From the very first line of the data to the line containing "(soc) at (1132.5,56)", retype everything exactly, leaving the pictures behind.

* Start *

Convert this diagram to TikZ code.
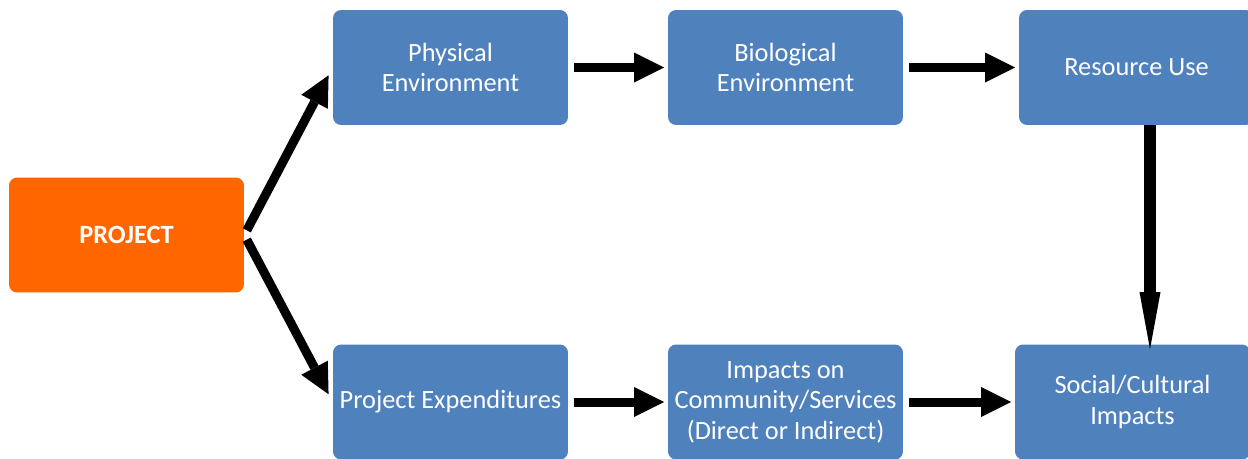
\documentclass[tikz,border=0pt]{standalone}
\usepackage{fontspec}
\setmainfont{Carlito}
\usetikzlibrary{arrows.meta}

\definecolor{boxblue}{HTML}{4F81BD}
\definecolor{projorange}{HTML}{FF6600}

\tikzset{
  box/.style={fill=boxblue, rounded corners=0.16cm, minimum width=4.7cm,
    minimum height=2.3cm, text=white, align=center, font=\fontsize{15}{17.3}\selectfont},
  projbox/.style={box, fill=projorange, font=\fontsize{15}{17.3}\selectfont\bfseries},
  flow/.style={line width=0.18cm, -{Triangle[length=0.6cm, width=0.6cm, line width=0pt]}},
  dropflow/.style={line width=0.24cm, -{Triangle[length=1.14cm, width=0.42cm, line width=0pt]}}
}

\begin{document}
\begin{tikzpicture}[x=0.02cm, y=0.02cm]
      \useasboundingbox (0,0) rectangle (1248,458);

      % Draw the boxes
      \node[projbox] (project) at (126.5,223) {PROJECT};
      \node[box] (phys) at (450.5,390.5) {Physical\\Environment};
      \node[box] (bio) at (785.5,390.5) {Biological\\Environment};
      \node[box] (res) at (1136.5,390.5) {Resource Use};
      \node[box] (exp) at (450.5,56) {Project Expenditures};
      \node[box] (imp) at (785.5,56) {Impacts on\\Community/Services\\(Direct or Indirect)};
      \node[box] (soc) at (1132.5,56) {Social/Cultural\\Impacts};

      % Draw the arrows
      \draw[flow, shorten <=3pt, shorten >=5pt] (project.east) -- (phys.west);
      \draw[flow, shorten <=3pt, shorten >=5pt] (project.east) -- (exp.west);
      \draw[flow, shorten <=3pt, shorten >=2pt] (phys.east) -- (bio.west);
      \draw[flow, shorten <=3pt, shorten >=2pt] (bio.east) -- (res.west);
      \draw[flow, shorten <=3pt, shorten >=2pt] (exp.east) -- (imp.west);
      \draw[flow, shorten <=3pt, shorten >=2pt] (imp.east) -- (soc.west);
      \draw[dropflow, shorten >=-0.1cm] ([xshift=0.27cm]res.south) -- ([xshift=0.27cm]res.south |- soc.north);
  \end{tikzpicture}
\end{document}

* End *

[SOLUTION FOR THIS TASK]
Convert this diagram to TikZ code.
\documentclass[tikz,border=0pt]{standalone}
\usepackage{fontspec}
\setmainfont{Carlito}
\usetikzlibrary{arrows.meta}

\definecolor{boxblue}{HTML}{4F81BD}
\definecolor{projorange}{HTML}{FF6600}

\tikzset{
  box/.style={fill=boxblue, rounded corners=0.16cm, minimum width=4.7cm,
    minimum height=2.3cm, text=white, align=center, font=\fontsize{15}{17.3}\selectfont},
  projbox/.style={box, fill=projorange, font=\fontsize{15}{17.3}\selectfont\bfseries},
  flow/.style={line width=0.18cm, -{Triangle[length=0.6cm, width=0.6cm, line width=0pt]}},
  dropflow/.style={line width=0.24cm, -{Triangle[length=1.14cm, width=0.42cm, line width=0pt]}}
}

\begin{document}
\begin{tikzpicture}[x=0.02cm, y=0.02cm]
      \useasboundingbox (0,0) rectangle (1248,458);

      % Draw the boxes
      \node[projbox] (project) at (126.5,223) {PROJECT};
      \node[box] (phys) at (450.5,390.5) {Physical\\Environment};
      \node[box] (bio) at (785.5,390.5) {Biological\\Environment};
      \node[box] (res) at (1136.5,390.5) {Resource Use};
      \node[box] (exp) at (450.5,56) {Project Expenditures};
      \node[box] (imp) at (785.5,56) {Impacts on\\Community/Services\\(Direct or Indirect)};
      \node[box] (soc) at (1132.5,56) {Social/Cultural\\Impacts};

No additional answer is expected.